LAG-HWs

This repo contains a set of homework during the a.y. 23/24 for the course of Computational linear algebra for large scale problems at PoliTo University.

Homework 1: PCA

Involves conducting a Principal Components Analysis (PCA) on a dataset of customer information to explore spending habits and family status. Students are tasked with reducing dataset dimensionality using PCA, identifying customer clusters with the k-Means algorithm, and interpreting these clusters. The homework includes exercises on data preparation, encoding, PCA application, dimensionality reduction, k-Means clustering, and cluster interpretation. Submission requires a Jupyter notebook report and its PDF version, detailing the problem, procedures, and results, emphasizing code integration, analysis, and justification of choices made during the exercises.

Homework 2: Google PageRank Algorithm

The homework is based on the article "The $25,000,000,000 Eigenvector: The Linear Algebra Behind Google" by Kurt Bryan and Tanya Leise. This assignment explores the mathematical concepts behind Google's PageRank algorithm, focusing on how Google uses linear algebra to rank the importance of web pages. The homework involves understanding the construction and analysis of the PageRank matrix, dealing with challenges such as dangling nodes and non-unique rankings, and applying modifications to ensure unique, sensible rankings. Exercises include theoretical questions and practical tasks involving the computation of PageRank using given or constructed link matrices. This project offers a deep dive into applied linear algebra, emphasizing its real-world application in search engine technology.

Homework 3: Image Compression Benchmarking and Eigenvalues Approximation (Notebook is not shared due to privacy&policy constraints)

The goal is to explore and implement various image compression techniques, focusing on Singular Value Decomposition (SVD), Principal Component Analysis (PCA), and k-means clustering. The assignment is divided into several key sections, each with its objectives and requirements:

Introduction and Setup: Students are introduced to the necessary libraries and configurations for the assignment, including numpy, pandas, matplotlib, cv2, and sklearn. This section sets the groundwork for implementing the compression algorithms and evaluating their performance.

Function Definitions: Essential functions for computing absolute loss, Peak Signal-to-Noise Ratio (PSNR), and Structural Similarity Index (SSIM) are provided. These functions are crucial for analyzing the quality of compressed images in comparison to their original versions.

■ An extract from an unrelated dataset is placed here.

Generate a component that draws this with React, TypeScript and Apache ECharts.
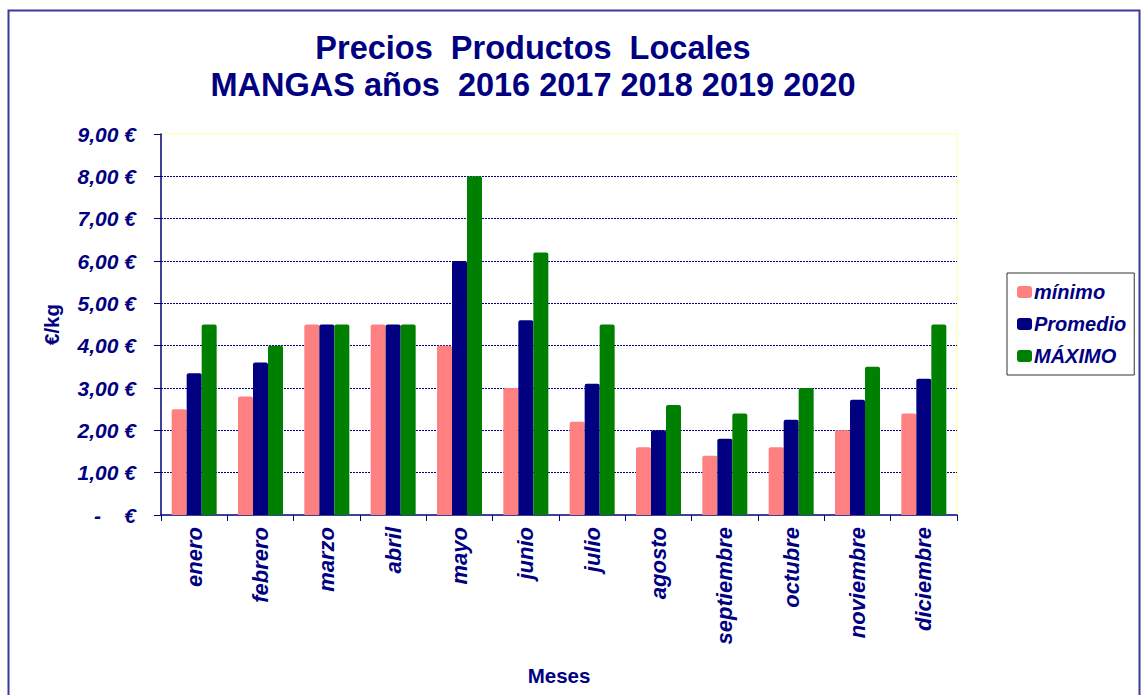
import React, { useEffect, useRef } from "react";
import * as echarts from "echarts";

const months = ["enero", "febrero", "marzo", "abril", "mayo", "junio", "julio", "agosto", "septiembre", "octubre", "noviembre", "diciembre"];
const minimo = [2.5, 2.8, 4.5, 4.5, 4.0, 3.0, 2.2, 1.6, 1.4, 1.6, 2.0, 2.4];
const promedio = [3.35, 3.6, 4.5, 4.5, 6.0, 4.6, 3.1, 2.0, 1.8, 2.25, 2.72, 3.22];
const maximo = [4.5, 4.0, 4.5, 4.5, 8.0, 6.2, 4.5, 2.6, 2.4, 3.0, 3.5, 4.5];
const seriesNames = ["mínimo", "Promedio", "MÁXIMO"];
const colors = ["#FF8080", "#000080", "#008000"];

const NAVY = "#000080";
const FONT = "'Liberation Sans', Arial, sans-serif";

export default function App() {
  const ref = useRef<HTMLDivElement>(null);
  useEffect(() => {
    const chart = echarts.init(ref.current!, null, { renderer: "svg" });
    const data = [minimo, promedio, maximo];
    chart.setOption({
      animation: false,
      backgroundColor: "#ffffff",
      textStyle: { fontFamily: FONT },
      title: {
        text: "Precios  Productos  Locales\nMANGAS años  2016 2017 2018 2019 2020",
        left: 528,
        top: 24,
        textAlign: "center",
        textStyle: { color: NAVY, fontSize: 32.5, fontWeight: "bold", fontFamily: FONT, lineHeight: 37 },
      },
      graphic: [
        {
          type: "rect",
          shape: { x: 8.5, y: 10.5, width: 1131, height: 700 },
          style: { fill: "none", stroke: "#3a3a9a", lineWidth: 2 },
          z: 100,
        },
      ],
      legend: {
        orient: "vertical",
        left: 1007,
        top: 273,
        itemWidth: 15,
        itemHeight: 12,
        itemGap: 12,
        padding: [9, 8, 9, 10],
        borderColor: "#333",
        borderWidth: 1,
        icon: "roundRect",
        textStyle: { color: NAVY, fontSize: 20, fontWeight: "bold", fontStyle: "italic", fontFamily: FONT, padding: [0, 0, 0, -3] },
        data: seriesNames,
      },
      grid: {
        left: 161,
        top: 134,
        right: 187,
        bottom: 180,
        show: true,
        borderColor: "#ffffd0",
        borderWidth: 2,
        backgroundColor: "transparent",
      },
      xAxis: {
        type: "category",
        data: months,
        name: "Meses",
        nameLocation: "middle",
        nameGap: 150,
        nameTextStyle: { color: NAVY, fontSize: 20.5, fontWeight: "bold", fontFamily: FONT },
        axisLine: { lineStyle: { color: NAVY, width: 1.5 } },
        axisTick: { show: true, length: 6, lineStyle: { color: NAVY } },
        axisLabel: {
          rotate: 90,
          margin: 12,
          color: NAVY,
          fontSize: 22,
          fontWeight: "bold",
          fontStyle: "italic",
          fontFamily: FONT,
        },
      },
      yAxis: {
        type: "value",
        min: 0,
        max: 9,
        interval: 1,
        name: "€/kg",
        nameLocation: "middle",
        nameGap: 99,
        nameRotate: 90,
        nameTextStyle: { color: NAVY, fontSize: 20.5, fontWeight: "bold", fontFamily: FONT },
        axisLine: { show: true, lineStyle: { color: NAVY, width: 1.5 } },
        axisTick: { show: true, length: 7, lineStyle: { color: NAVY } },
        axisLabel: {
          margin: 25,
          color: NAVY,
          fontSize: 21,
          fontWeight: "bold",
          fontStyle: "italic",
          fontFamily: FONT,
          formatter: (v: number) => (v === 0 ? "-\u00a0\u00a0\u00a0\u00a0€" : v.toFixed(2).replace(".", ",") + " €"),
        },
        splitLine: {
          show: true,
          showMaxLine: false,
          showMinLine: false,
          lineStyle: { color: NAVY, type: [2, 1], width: 1 },
        },
      },
      series: seriesNames.map((name, i) => ({
        name,
        type: "bar",
        data: data[i],
        barWidth: 15,
        barGap: "0%",
        itemStyle: { color: colors[i], borderRadius: [2, 2, 0, 0] },
      })),
    });
    return () => chart.dispose();
  }, []);
  return <div ref={ref} style={{ position: "absolute", left: 0, top: 0, width: 1144, height: 695 }} />;
}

Test Images Selection: A variety of images are selected for testing the compression algorithms. These images include landmarks, nature scenes, and personal photos to ensure a diverse set of data for compression and analysis.

Singular Value Decomposition (SVD) Image Compression: This section delves into using SVD for compressing grayscale and RGB images. Students are expected to understand and implement the SVD technique, explore its effectiveness for image compression, and evaluate the quality of compression using the defined metrics.

Principal Component Analysis (PCA) Image Compression: Similar to the SVD section, PCA is used for compressing images. Students must apply PCA to both grayscale and RGB images, analyze the compression performance, and compare it against SVD in terms of quality and computational efficiency.

K-Means Clustering for Image Compression: Although not traditionally used for image compression, k-means clustering is explored as a potential method for this purpose. Students are to implement k-means clustering for image compression and assess its viability and performance compared to SVD and PCA.

Evaluation and Comparison: The assignment culminates in a comprehensive evaluation of the three techniques—SVD, PCA, and k-means clustering. Students are required to compare these methods based on compression ratio, image quality (using PSNR and SSIM), and computational efficiency. The comparison should highlight the strengths and limitations of each method and offer insights into their practical applications for image compression.